The ePrivacy Regulation incorporates comprehensive protections against spam that includes text messages, unsolicited e-mails, and automated calling systems. Promotional callers must also reveal their contact number or alternative distinguishing codes to specify when it is a marketing call.

Direct Mail

Under this proposed regulation, consumers will be expected to provide explicit consent to get any marketing material from a business, in addition to being accorded the option to opt-out through unsubscribe messages

Metadata

The ePrivacy Regulation targets metadata, which describes information such as;

  • The number of times a day a device is connecting and transmitting data
  • The magnitude of downloadable files
  • Time, date, and location of data transfers

Tracking Walls

Tracking Walls is a term used to describe a website that restricts access to their content unless the visitor provides consent to the use of cookies. The ePrivacy Regulation aims to eliminate tracking walls. 

What does the e-Privacy Regulation prohibit?


This law states that any seizure or usage of electronic communications content by anyone apart from the end-user can only be done in accordance with its provisions.
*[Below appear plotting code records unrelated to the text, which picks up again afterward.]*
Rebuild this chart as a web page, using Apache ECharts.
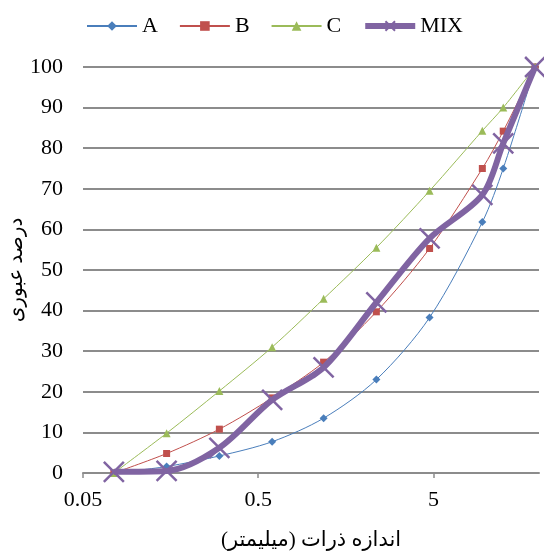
<!DOCTYPE html>
<html>
<head>
<meta charset="utf-8">
<script src="https://cdn.jsdelivr.net/npm/echarts@6/dist/echarts.min.js"></script>
<style>
  html, body { margin: 0; padding: 0; background: #fff; }
  #chart { width: 544px; height: 552px; }
</style>
</head>
<body>
<div id="chart"></div>
<script>
const FONT = 'Liberation Serif, DejaVu Serif, DejaVu Sans, serif'

// sieve sizes (mm)
const sizes = [0.075, 0.15, 0.3, 0.6, 1.18, 2.36, 4.75, 9.5, 12.5, 19]
const passA = [0, 1.6, 4.2, 7.7, 13.5, 23, 38.3, 61.8, 75, 100]
const passB = [0, 4.8, 10.8, 18.5, 27.3, 39.7, 55.3, 75, 84.2, 100]
const passC = [0, 9.8, 20.2, 31, 42.9, 55.5, 69.5, 84.3, 90, 100]
const passMix = [0.3, 0.5, 6.2, 18, 26, 42, 57.8, 68.5, 81.2, 100]
const xTicks = [0.05, 0.5, 5]

const pairs = (ys) => sizes.map((s, i) => [s, ys[i]])

const chart = echarts.init(document.getElementById('chart'))

const CROSS = 'path://M0,0L10,10M10,0L0,10'

chart.setOption({
  animation: false,
  backgroundColor: '#fff',
  legend: {
    top: 10,
    left: 81,
    itemWidth: 50,
    itemHeight: 12,
    itemGap: 21,
    textStyle: { fontFamily: FONT, fontSize: 22, color: '#000' },
    data: ['A', 'B', 'C', { name: 'MIX', lineStyle: { width: 6 } }],
  },
  grid: { left: 83, right: 5, top: 67, bottom: 79, outerBoundsMode: 'none', containLabel: false },
  xAxis: {
    type: 'log',
    min: 0.05,
    max: 20,
    name: 'اندازه ذرات (میلیمتر)',
    nameLocation: 'middle',
    nameGap: 57,
    nameMoveOverlap: false,
    nameTextStyle: { fontFamily: FONT, fontSize: 21, color: '#000' },
    axisLine: { show: true, lineStyle: { color: '#8c8c8c', width: 2 } },
    axisTick: { show: true, length: 5, customValues: xTicks, lineStyle: { color: '#8c8c8c', width: 1.5 } },
    axisLabel: {
      customValues: xTicks,
      margin: 16,
      fontFamily: FONT, fontSize: 22, color: '#000',
      formatter: (v) => String(v),
    },
    splitLine: { show: false },
    minorTick: { show: false },
  },
  yAxis: {
    type: 'value',
    min: 0,
    max: 100,
    interval: 10,
    name: 'درصد عبوری',
    nameLocation: 'middle',
    nameGap: 56,
    nameMoveOverlap: false,
    nameRotate: 90,
    nameTextStyle: { fontFamily: FONT, fontSize: 20, color: '#000' },
    axisLine: { show: false },
    axisTick: { show: false },
    axisLabel: { margin: 20, fontFamily: FONT, fontSize: 22, color: '#000' },
    splitLine: { show: true, lineStyle: { color: '#8c8c8c', width: 2 } },
  },
  series: [
    {
      name: 'A', type: 'line', smooth: 0.3,
      data: pairs(passA),
      symbol: 'diamond', symbolSize: 8,
      lineStyle: { color: '#4a7ebb', width: 1 },
      itemStyle: { color: '#4a7ebb' },
    },
    {
      name: 'B', type: 'line', smooth: 0.3,
      data: pairs(passB),
      symbol: 'rect', symbolSize: 7,
      lineStyle: { color: '#c0504d', width: 1 },
      itemStyle: { color: '#c0504d' },
    },
    {
      name: 'C', type: 'line', smooth: 0.3,
      data: pairs(passC),
      symbol: 'triangle', symbolSize: 8,
      lineStyle: { color: '#9bbb59', width: 1 },
      itemStyle: { color: '#9bbb59' },
    },
    {
      name: 'MIX', type: 'line', smooth: 0.3,
      data: pairs(passMix),
      symbol: CROSS, symbolSize: 20,
      lineStyle: { color: '#8064a2', width: 6 },
      itemStyle: { color: 'none', borderColor: '#8064a2', borderWidth: 2.5 },
      z: 5,
    },
  ],
})
</script>
</body>
</html>
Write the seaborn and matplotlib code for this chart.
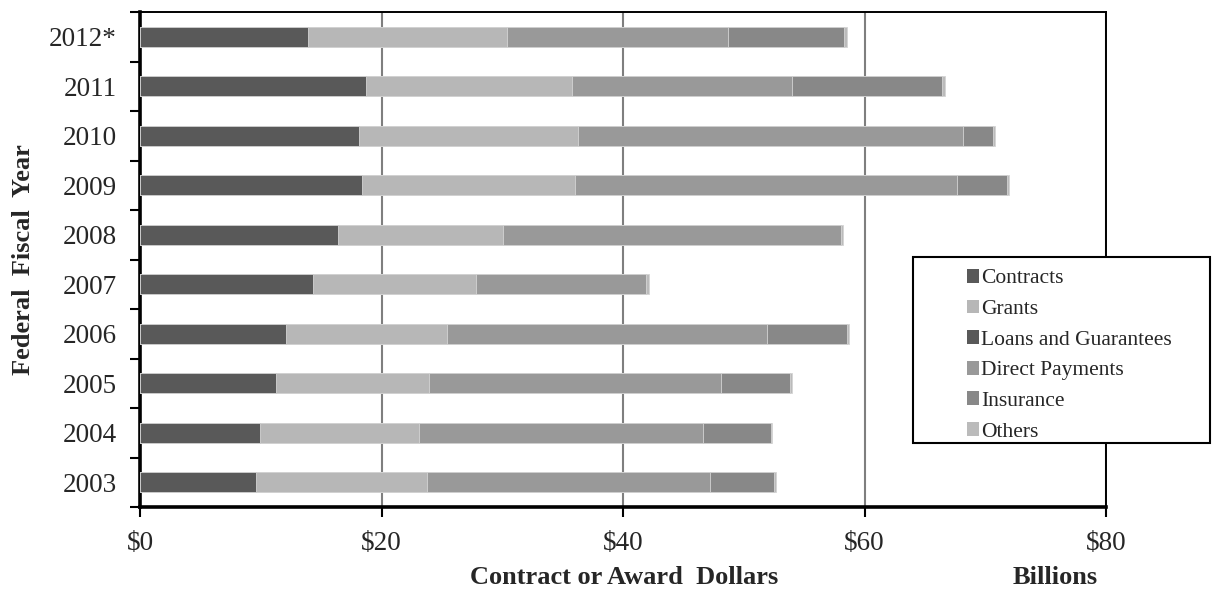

Keeping, tracking, listening, or scanning electronic communications will only be deemed legal if they are done in compliance with the ePrivacy Regulation.
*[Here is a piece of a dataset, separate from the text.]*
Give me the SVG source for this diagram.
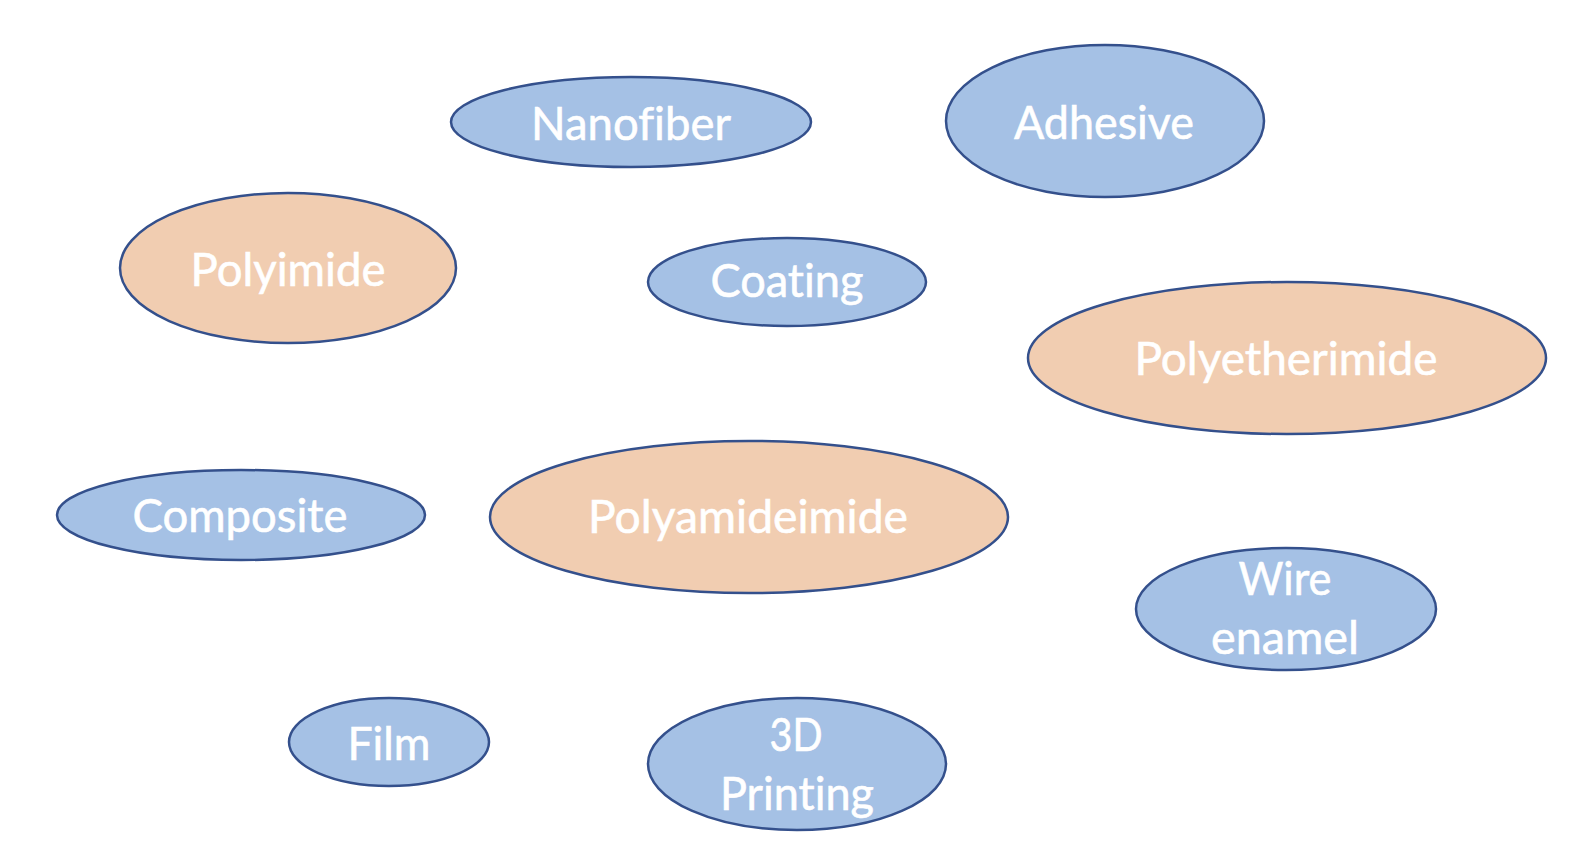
<svg xmlns="http://www.w3.org/2000/svg" width="1596" height="868" viewBox="0 0 1596 868">
<style>
.b{fill:#A5C1E5;stroke:#34508C;stroke-width:2.5}
.o{fill:#F1CDB1;stroke:#34508C;stroke-width:2.5}
text{font-family:Lato,"Open Sans","Liberation Sans",sans-serif;font-size:46px;fill:#FFFFFF;text-anchor:middle;font-variant-ligatures:none;font-feature-settings:"liga" 0,"clig" 0;stroke:#FFFFFF;stroke-width:0.6}
</style>
<rect width="1596" height="868" fill="#FFFFFF"/>
<g id="connectors"/>
<g id="nanofiber"><ellipse class="b" cx="631" cy="122" rx="180" ry="45"/><text x="631" y="140" textLength="200" lengthAdjust="spacingAndGlyphs">Nanofiber</text></g>
<g id="adhesive"><ellipse class="b" cx="1105" cy="121" rx="159" ry="76"/><text x="1104" y="139" textLength="180" lengthAdjust="spacingAndGlyphs">Adhesive</text></g>
<g id="polyimide"><ellipse class="o" cx="288" cy="268" rx="168" ry="75"/><text x="288" y="286" textLength="195" lengthAdjust="spacingAndGlyphs">Polyimide</text></g>
<g id="coating"><ellipse class="b" cx="787" cy="282" rx="139" ry="44"/><text x="787" y="297" textLength="153" lengthAdjust="spacingAndGlyphs">Coating</text></g>
<g id="polyetherimide"><ellipse class="o" cx="1287" cy="358" rx="259" ry="76"/><text x="1286" y="375" textLength="303" lengthAdjust="spacingAndGlyphs">Polyetherimide</text></g>
<g id="composite"><ellipse class="b" cx="241" cy="515" rx="184" ry="45"/><text x="240" y="532" textLength="215" lengthAdjust="spacingAndGlyphs">Composite</text></g>
<g id="polyamideimide"><ellipse class="o" cx="749" cy="517" rx="259" ry="76"/><text x="748" y="533" textLength="320" lengthAdjust="spacingAndGlyphs">Polyamideimide</text></g>
<g id="wire-enamel"><ellipse class="b" cx="1286" cy="609" rx="150" ry="61"/><text x="1285" y="595" textLength="93" lengthAdjust="spacingAndGlyphs">Wire</text><text x="1285" y="654" textLength="148" lengthAdjust="spacingAndGlyphs">enamel</text></g>
<g id="film"><ellipse class="b" cx="389" cy="742" rx="100" ry="44"/><text x="389" y="760" textLength="83" lengthAdjust="spacingAndGlyphs">Film</text></g>
<g id="printing"><ellipse class="b" cx="797" cy="764" rx="149" ry="66"/><text x="796" y="751" textLength="53" lengthAdjust="spacingAndGlyphs">3D</text><text x="797" y="810" textLength="154" lengthAdjust="spacingAndGlyphs">Printing</text></g>
</svg>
When will the e-Privacy Regulation be Implemented?


Initially, this law was expected to come into effect on May 25, 2018 alongside the GDPR. Nonetheless, delays experienced during the approval phase resulted in its implementation being pushed back. However, it is expected to be approved in the second half of 2020 followed by a transition period of 12-24 months. 
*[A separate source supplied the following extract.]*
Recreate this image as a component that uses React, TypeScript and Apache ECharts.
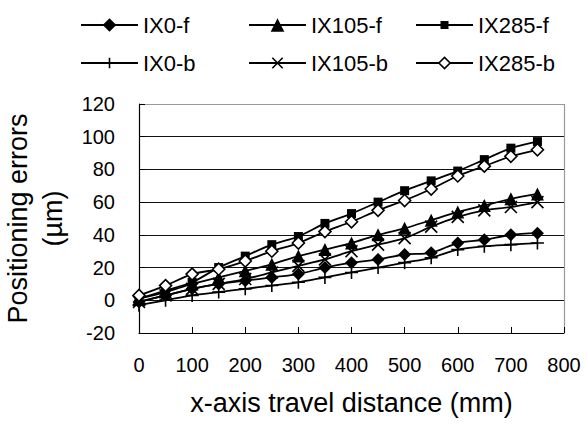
import React, { useEffect, useRef } from "react";
import * as echarts from "echarts";

const xValues = [0, 50, 100, 150, 200, 250, 300, 350, 400, 450, 500, 550, 600, 650, 700, 750];
const ix0f = [-1, 3, 7, 10, 12, 14, 16, 20, 23, 25, 28, 29, 35, 37, 40, 41];
const ix105f = [1, 5, 10, 14, 18, 22, 27, 31, 35, 40, 44, 49, 54, 58, 62, 65];
const ix285f = [1, 6, 11, 20, 27, 34, 39, 47, 53, 60, 67, 73, 79, 86, 93, 97];
const ix0b = [-3, 0, 3, 5, 7, 9, 11, 14, 17, 20, 23, 26, 31, 33, 34, 35];
const ix105b = [-1, 3, 7, 10, 13, 17, 21, 25, 30, 34, 38, 45, 51, 55, 57, 60];
const ix285b = [3, 9, 16, 19, 24, 30, 35, 42, 48, 55, 61, 68, 76, 82, 88, 92];
const seriesNames = ["IX0-f", "IX105-f", "IX285-f", "IX0-b", "IX105-b", "IX285-b"];
const yTicks = [-20, 0, 20, 40, 60, 80, 100, 120];
const xTicks = [0, 100, 200, 300, 400, 500, 600, 700, 800];

const FONT = "'Liberation Sans', Arial, sans-serif";
const PLUS = "path://M0,6L12,6M6,0L6,12";
const CROSS = "path://M0,0L12,12M12,0L0,12";

export default function App() {
  const ref = useRef<HTMLDivElement>(null);
  useEffect(() => {
    if (!ref.current) return;
    const chart = echarts.init(ref.current, undefined, { renderer: "svg" });
    const pair = (arr: number[]) => arr.map((v, i) => [xValues[i], v]);
    const allData = [ix0f, ix105f, ix285f, ix0b, ix105b, ix285b];
    const symbols = ["diamond", "triangle", "rect", PLUS, CROSS, "diamond"];
    const sizes = [13, 13, 9, 13, 12, 12];
    const fills = ["#000", "#000", "#000", "none", "none", "#fff"];
    const borders = [0, 0, 0, 1.6, 1.6, 1.6];
    const legendH = [17, 17, 10, 13, 13, 14];
    const legendLeft = [80, 248, 415, 80, 248, 415];
    const legendTop = [14, 14, 14, 52, 52, 52];

    const series = seriesNames.map((name, k) => ({
      name,
      type: "line",
      data: pair(allData[k]),
      smooth: 0.3,
      symbol: symbols[k],
      symbolSize: sizes[k],
      showAllSymbol: true,
      lineStyle: { color: "#000", width: 1.8 },
      itemStyle: {
        color: fills[k],
        borderColor: "#000",
        borderWidth: borders[k],
      },
      emphasis: { disabled: true },
    }));

    const legends = seriesNames.map((name, k) => ({
      data: [name],
      left: legendLeft[k],
      top: legendTop[k],
      padding: 0,
      itemWidth: 57,
      itemHeight: legendH[k],
      selectedMode: false,
      textStyle: { fontFamily: FONT, fontSize: 22, lineHeight: 22, color: "#000" },
      itemStyle: { borderWidth: borders[k] },
    }));

    const yColors = yTicks.map((v, i) =>
      i === 0 ? "rgba(0,0,0,0)" : i === yTicks.length - 1 ? "#999" : "#111"
    );
    const xColors = xTicks.map((v, i) => (i === xTicks.length - 1 ? "#999" : "rgba(0,0,0,0)"));

    chart.setOption({
      animation: false,
      backgroundColor: "#fff",
      textStyle: { fontFamily: FONT },
      legend: legends,
      grid: {
        left: 139,
        right: 23,
        top: 104,
        bottom: 93,
        containLabel: false,
        outerBoundsMode: "none",
      },
      xAxis: {
        type: "value",
        min: xTicks[0],
        max: xTicks[xTicks.length - 1],
        interval: 100,
        name: "x-axis travel distance (mm)",
        nameLocation: "middle",
        nameGap: 56,
        nameTextStyle: { fontFamily: FONT, fontSize: 27, color: "#000" },
        axisLine: { show: true, onZero: false, lineStyle: { color: "#000", width: 1.2 } },
        axisTick: { show: true, inside: true, length: 6, lineStyle: { color: "#000" } },
        axisLabel: { margin: 22, fontFamily: FONT, fontSize: 20, color: "#000" },
        splitLine: { show: true, lineStyle: { color: xColors, width: 1.2 } },
      },
      yAxis: {
        type: "value",
        min: yTicks[0],
        max: yTicks[yTicks.length - 1],
        interval: 20,
        name: "Positioning errors\n(µm)",
        nameLocation: "middle",
        nameRotate: 90,
        nameGap: 66,
        nameTextStyle: { fontFamily: FONT, fontSize: 27, lineHeight: 35, color: "#000", align: "center" },
        axisLine: { show: true, onZero: false, lineStyle: { color: "#000", width: 1.2 } },
        axisTick: { show: true, inside: true, length: 6, lineStyle: { color: "#000" } },
        axisLabel: { margin: 24, fontFamily: FONT, fontSize: 20, color: "#000" },
        splitLine: { show: true, lineStyle: { color: yColors, width: 1 } },
      },
      series,
    });
    return () => chart.dispose();
  }, []);
  return (
    <div
      ref={ref}
      style={{ position: "fixed", left: 0, top: 0, width: 587, height: 426, background: "#fff" }}
    />
  );
}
How does the e-Privacy Regulation Compare with GDPR?


Both the GDPR and ePrivacy Regulation are concerned with data protection practices throughout the European Union. Nonetheless, while GDPR is solely focused on personal information, the ePrivacy Regulation deals with the privacy of data involved in electronic communications explicitly.

Although both laws embody similar aspects of privacy, they operate under unique legal bases. GDPR and the ePrivacy Regulation will reinforce each other. However, if a data protection problem arises, which is connected to electronic communications, the ePrivacy Regulation takes precedence.

Who will not be Affected by the e-Privacy Regulation?


This law will not cover;

  • Any activities that are not subject to EU law
  • Private electronic communications
  • EU member state activities connected to immigration and border checks
  • Radio gear that is compliant with Directive 2014.53/EU
  • Actions linked to the deterrence, investigation, or prosecution of criminal offenses

How can your Organization Prepare for the e-Privacy Regulation?


This law is not meant to replace GDPR. Instead, the two regulations are intended to work in tandem. What this means is that the ePrivacy Regulation will not introduce wholesome changes that would compel already GDPR-compliant business to re-start the entire process from scratch. It will only broaden the scope of EU privacy regulations. Therefore, companies will be expected to comply with both rules.

When the ePrivacy regulation is adopted eventually, consent is likely to be the core legal ground for data handling. However, the law utilizes the GDPR designation of consent. Devising a technique of obtaining consent that is compliant with GDPR requirements is an excellent place to start.